ANALYSIS OF DROUGHT-ENDING CONDITIONS IN THE BARTON SPRINGS SEGMENT OF THE EDWARDS AQUIFER, CENTRAL TEXAS

The amount of rainfall needed to end a groundwater drought in the Barton Springs Segment of the Edwards aquifer is dependent on soil moisture conditions and the location of rain within the contributing and recharge areas of the aquifer. Owing to endangered species and the large number of people that depend on the aquifer as their sole source of water, there is a need to better understand the relationship between groundwater drought and precipitation. Depending on drought stage, permitted groundwater users are subject to varying levels of curtailment of groundwater extraction.

The aquifer has a complex structure and hydrology due to Miocene faulting and subsequent karstification. Most recharge to the aquifer occurs through karst features in the beds of major creeks that flow ephemerally after sufficiently wet conditions. During extended drought, soil moisture deficits and increased evapotranspiration potential often keep even very large isolated storms from generating enough runoff to cause creeks to flow. However, during wetter periods small rains may yield substantial amounts and duration of flow in the creeks. The response of the aquifer system to precipitation is highly dependent on the spatial and temporal distribution and magnitude of rain over the aquifer’s recharge area and the catchment area of the creeks, as well as antecedent soil moisture conditions.

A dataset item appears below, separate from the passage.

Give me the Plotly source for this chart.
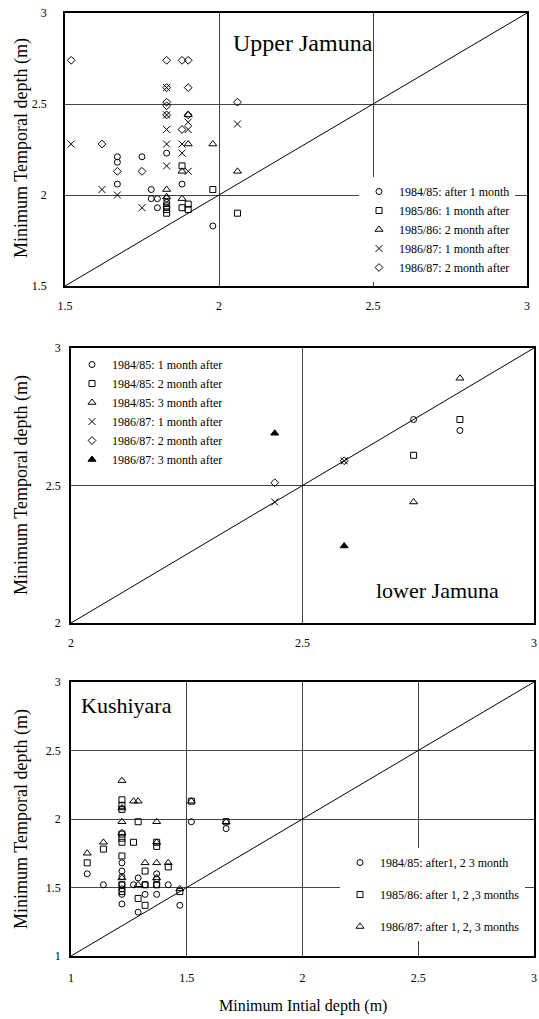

In this study, storm characteristics such as total rainfall, duration, and spatial and temporal proximity of precipitation events to each other are analyzed for the 2006, 2009, 2011, and 2013 exits from drought. Also analyzed are hydrographs of groundwater drought indicators such as wells and springs. These recent drought cycles are studied in the larger context of multi-year drought cycles and compared to the Drought of Record of the 1950s, during which the aquifer’s main spring outlet reached its lowest recorded discharge. Preliminary analysis of the datasets indicates that soil moisture is an exceedingly important parameter, and its influence on aquifer recharge must be better understood.